My next shopping trip!:biggrin2:But, prosciutto, too.


----------



## Colbyt

Similar to Big Jim ham a ham stew thread did not float my boat but I see it has morphed into other things that do.


TwoKnots that plate looks great.


----------



## Colbyt

wooleybooger said:


> The last time I saw a country ham here it was $50.





You Texans might know BBQ but salted ham is reserved to the real southern states.


I used to buy and ship them to an uncle in NM.


----------



## wooleybooger

Colbyt said:


> You Texans might know BBQ but salted ham is reserved to the real southern states.
> I used to buy and ship them to an uncle in NM.


I could say several things but I won't. So








BTW if that is true WTH did TK get it?

:vs_laugh:


----------



## BigJim

Two Knots said:


> Jim, I put in a little pinch or two of rubbed sage, and rosemary and thyme.
> you only have to be careful of thyme as it is a strong herb and can overpower
> a dish. Start with a pinch of each and then you can add more...
> 
> As for the stew...I started off with 6 cups of chicken broth and after the
> veggies (manly the potatoes)were cooked I added 1 cup of bechamel sauce.
> That is 2 pats of butter melted - then stir in a tablespoon of flour for a minute
> or two, then a cup of whole milk...simmer it for a few minutes then add it to the
> stew, simmer it all together for a few minutes and it’s done.
> 
> I suggest that you start 4 cups of chicken broth - cause this made a lot of
> stew... I’m trying to use up this ham instead it’s growing! lol...
> So, 4 cups of broth and one cup of belchame sauce. Also, you could use less cubed ham
> if you choose...remember I was trying to use it up!
> 10 pounds is a lot for two people! When we got home the head guy boned
> the ham ( bone is in the freezer)
> I wanted to freeze 1/2 of the ham...but, no!!! He wanted to be in Ham Heaven! :biggrin2:
> Well, I still have a big hunk of ham in the fridge...I was thinking grilled
> ham and coleslaw sandwiches and leftover ham stew!( I have 6 cups of stew
> left over)
> 
> Now you say you love antipasto...What do they put in the antipasto where you
> love it? Did you ever make it at home?
> 
> note, be careful with the salt -if you need it at all...the ham and chicken
> broth is already salty.


Thanks for the details Joann, I appreciate that a lot.

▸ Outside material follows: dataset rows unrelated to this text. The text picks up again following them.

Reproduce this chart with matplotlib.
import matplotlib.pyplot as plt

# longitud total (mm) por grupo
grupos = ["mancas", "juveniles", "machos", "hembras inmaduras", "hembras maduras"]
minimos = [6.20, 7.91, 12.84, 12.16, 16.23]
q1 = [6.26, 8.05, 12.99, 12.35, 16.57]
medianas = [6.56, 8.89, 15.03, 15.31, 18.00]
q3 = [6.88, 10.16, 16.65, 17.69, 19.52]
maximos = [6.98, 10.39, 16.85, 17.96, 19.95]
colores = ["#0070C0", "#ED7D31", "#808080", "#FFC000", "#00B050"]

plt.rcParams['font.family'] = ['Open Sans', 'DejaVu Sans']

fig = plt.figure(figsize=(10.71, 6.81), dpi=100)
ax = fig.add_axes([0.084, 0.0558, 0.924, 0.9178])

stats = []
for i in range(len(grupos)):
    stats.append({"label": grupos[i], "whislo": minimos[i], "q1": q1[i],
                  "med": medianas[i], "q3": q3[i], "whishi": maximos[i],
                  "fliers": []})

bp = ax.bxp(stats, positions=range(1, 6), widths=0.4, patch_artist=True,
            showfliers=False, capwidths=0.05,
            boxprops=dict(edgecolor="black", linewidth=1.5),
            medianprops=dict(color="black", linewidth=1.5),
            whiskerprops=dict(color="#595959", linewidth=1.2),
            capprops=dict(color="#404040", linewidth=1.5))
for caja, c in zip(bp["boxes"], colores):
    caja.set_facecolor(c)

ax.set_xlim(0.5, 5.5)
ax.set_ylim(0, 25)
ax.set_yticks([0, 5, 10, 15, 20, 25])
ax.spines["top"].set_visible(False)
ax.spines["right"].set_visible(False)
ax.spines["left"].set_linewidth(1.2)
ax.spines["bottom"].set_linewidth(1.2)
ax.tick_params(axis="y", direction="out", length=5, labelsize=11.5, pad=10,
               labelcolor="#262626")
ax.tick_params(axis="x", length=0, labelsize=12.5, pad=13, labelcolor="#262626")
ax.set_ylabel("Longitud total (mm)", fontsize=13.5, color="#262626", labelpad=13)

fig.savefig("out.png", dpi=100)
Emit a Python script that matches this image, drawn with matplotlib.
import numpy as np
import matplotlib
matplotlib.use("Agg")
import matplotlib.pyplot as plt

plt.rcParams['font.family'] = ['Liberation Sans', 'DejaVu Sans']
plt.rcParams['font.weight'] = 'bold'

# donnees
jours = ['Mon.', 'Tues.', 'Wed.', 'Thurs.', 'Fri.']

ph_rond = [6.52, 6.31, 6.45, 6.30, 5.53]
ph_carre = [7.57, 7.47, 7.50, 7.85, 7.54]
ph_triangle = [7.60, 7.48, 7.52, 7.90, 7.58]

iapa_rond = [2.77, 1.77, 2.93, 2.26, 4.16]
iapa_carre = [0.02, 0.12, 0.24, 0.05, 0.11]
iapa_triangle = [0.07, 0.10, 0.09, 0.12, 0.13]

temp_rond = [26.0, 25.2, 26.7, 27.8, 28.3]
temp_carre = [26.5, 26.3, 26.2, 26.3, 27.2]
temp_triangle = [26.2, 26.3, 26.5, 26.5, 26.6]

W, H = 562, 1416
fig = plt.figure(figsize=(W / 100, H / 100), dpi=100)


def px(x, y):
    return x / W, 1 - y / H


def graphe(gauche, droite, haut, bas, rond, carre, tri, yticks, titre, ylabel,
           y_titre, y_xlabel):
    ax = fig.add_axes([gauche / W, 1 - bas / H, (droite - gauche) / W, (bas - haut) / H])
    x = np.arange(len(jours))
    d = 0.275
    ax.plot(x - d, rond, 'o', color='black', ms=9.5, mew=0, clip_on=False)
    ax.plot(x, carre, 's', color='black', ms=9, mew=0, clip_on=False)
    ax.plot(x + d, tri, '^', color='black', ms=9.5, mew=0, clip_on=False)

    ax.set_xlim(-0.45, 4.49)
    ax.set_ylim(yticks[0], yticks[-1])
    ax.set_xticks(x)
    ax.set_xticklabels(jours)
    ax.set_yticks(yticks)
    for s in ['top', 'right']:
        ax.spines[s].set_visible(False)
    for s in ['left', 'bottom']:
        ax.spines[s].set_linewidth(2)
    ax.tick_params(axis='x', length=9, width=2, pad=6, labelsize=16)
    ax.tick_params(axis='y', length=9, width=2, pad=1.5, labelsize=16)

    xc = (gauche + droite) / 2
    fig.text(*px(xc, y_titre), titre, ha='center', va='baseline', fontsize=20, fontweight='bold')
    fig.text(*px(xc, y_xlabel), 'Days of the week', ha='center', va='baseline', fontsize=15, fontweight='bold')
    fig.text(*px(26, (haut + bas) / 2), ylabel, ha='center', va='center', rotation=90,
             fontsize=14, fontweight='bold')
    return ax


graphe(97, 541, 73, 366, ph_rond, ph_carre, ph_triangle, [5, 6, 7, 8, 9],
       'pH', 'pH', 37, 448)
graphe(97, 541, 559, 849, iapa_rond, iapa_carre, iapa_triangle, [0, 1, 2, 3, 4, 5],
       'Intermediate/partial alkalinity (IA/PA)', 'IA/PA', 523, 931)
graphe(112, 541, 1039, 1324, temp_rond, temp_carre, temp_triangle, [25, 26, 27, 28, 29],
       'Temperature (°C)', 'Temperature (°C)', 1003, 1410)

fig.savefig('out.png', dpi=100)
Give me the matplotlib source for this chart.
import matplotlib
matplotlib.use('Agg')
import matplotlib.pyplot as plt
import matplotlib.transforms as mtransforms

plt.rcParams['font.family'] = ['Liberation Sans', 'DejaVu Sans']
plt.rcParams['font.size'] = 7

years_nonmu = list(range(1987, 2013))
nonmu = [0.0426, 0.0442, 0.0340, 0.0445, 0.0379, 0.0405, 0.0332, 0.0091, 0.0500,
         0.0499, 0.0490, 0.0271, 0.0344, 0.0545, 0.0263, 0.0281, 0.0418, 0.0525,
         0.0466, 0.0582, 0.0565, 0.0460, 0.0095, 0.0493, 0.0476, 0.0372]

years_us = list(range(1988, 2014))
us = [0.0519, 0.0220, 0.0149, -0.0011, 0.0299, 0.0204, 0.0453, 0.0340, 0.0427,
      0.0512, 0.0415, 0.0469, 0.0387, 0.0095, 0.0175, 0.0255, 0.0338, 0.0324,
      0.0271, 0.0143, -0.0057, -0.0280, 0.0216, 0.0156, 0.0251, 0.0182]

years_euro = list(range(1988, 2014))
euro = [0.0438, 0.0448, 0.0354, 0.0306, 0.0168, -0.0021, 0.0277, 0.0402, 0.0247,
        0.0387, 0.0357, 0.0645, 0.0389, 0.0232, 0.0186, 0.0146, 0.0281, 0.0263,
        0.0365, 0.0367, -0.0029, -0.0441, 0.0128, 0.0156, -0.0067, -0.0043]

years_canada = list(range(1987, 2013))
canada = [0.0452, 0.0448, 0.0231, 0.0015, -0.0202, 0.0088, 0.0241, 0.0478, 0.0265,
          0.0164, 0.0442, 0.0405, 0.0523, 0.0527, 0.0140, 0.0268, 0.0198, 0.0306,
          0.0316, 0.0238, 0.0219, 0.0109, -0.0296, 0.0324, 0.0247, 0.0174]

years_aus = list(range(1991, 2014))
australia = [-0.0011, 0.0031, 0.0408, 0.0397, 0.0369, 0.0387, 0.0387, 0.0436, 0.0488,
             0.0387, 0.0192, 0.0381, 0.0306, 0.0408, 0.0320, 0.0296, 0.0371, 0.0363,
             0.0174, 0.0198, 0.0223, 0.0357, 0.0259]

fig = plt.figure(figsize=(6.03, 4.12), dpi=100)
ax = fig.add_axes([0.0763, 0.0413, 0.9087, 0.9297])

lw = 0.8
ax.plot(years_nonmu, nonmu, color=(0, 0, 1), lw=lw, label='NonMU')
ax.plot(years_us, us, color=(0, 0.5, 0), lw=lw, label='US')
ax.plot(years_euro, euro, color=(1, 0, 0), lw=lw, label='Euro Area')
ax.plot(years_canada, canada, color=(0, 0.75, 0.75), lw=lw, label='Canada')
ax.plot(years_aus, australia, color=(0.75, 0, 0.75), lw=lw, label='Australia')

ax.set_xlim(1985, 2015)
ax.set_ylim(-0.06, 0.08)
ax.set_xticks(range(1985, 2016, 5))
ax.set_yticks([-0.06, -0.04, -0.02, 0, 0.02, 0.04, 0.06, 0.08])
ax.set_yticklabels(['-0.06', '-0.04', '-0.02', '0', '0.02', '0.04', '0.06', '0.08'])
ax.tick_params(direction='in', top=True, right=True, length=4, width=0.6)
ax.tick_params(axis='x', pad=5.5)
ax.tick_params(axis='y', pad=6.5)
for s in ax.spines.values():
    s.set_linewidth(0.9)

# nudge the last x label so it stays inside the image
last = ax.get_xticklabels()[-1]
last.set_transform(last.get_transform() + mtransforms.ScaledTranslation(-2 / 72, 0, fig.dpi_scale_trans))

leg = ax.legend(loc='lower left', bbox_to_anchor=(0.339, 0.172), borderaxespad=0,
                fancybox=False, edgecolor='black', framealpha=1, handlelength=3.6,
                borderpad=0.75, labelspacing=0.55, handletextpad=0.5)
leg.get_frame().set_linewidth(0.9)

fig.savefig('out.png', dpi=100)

We got an antipasto salad today, believe me it was nowhere as good looking as your cutlet platter. It had about half of the meats, cheeses and olives as your platter did.


----------



## Two Knots

Jim, you got take-out antipasto, not DIY?

Wooley, are you asking why could I get the ham?
In NY we can get everything...:yes:


----------



## wooleybooger

Two Knots said:


> In NY we can get everything...:yes:


Really can you get this? Not the watermelon.


----------



## Two Knots

wooleybooger said:


> Really can you get this? Not the watermelon.


Of course, why do you doubt me Wooley???

The only exception - maybe is hush puppies. And that’s because we don’t want them!


----------



## wooleybooger

Two Knots said:


> Of course, why do you doubt me Wooley???


But you don't know what they are and ways to fix them, right? :devil3:


----------



## Two Knots

We have spanish markiets here that carry everything. Many things I don’t 
know wth they are or how to prepare them. The point is that they are
available.


----------



## wooleybooger

I doubt Spanish markets have a clue about them.


----------



## Nik333

We call them Mexican markets here. Never Spanish. I've always thought that was interesting since the foods aren't Spanish. I wonder how that got started.


----------



## BigJim

wooleybooger said:


> But you don't know what they are and ways to fix them, right? :devil3:


What are they? That is one little watermelon. lol

Joann, the salad was carry out. We haven't been to the store this go round yet.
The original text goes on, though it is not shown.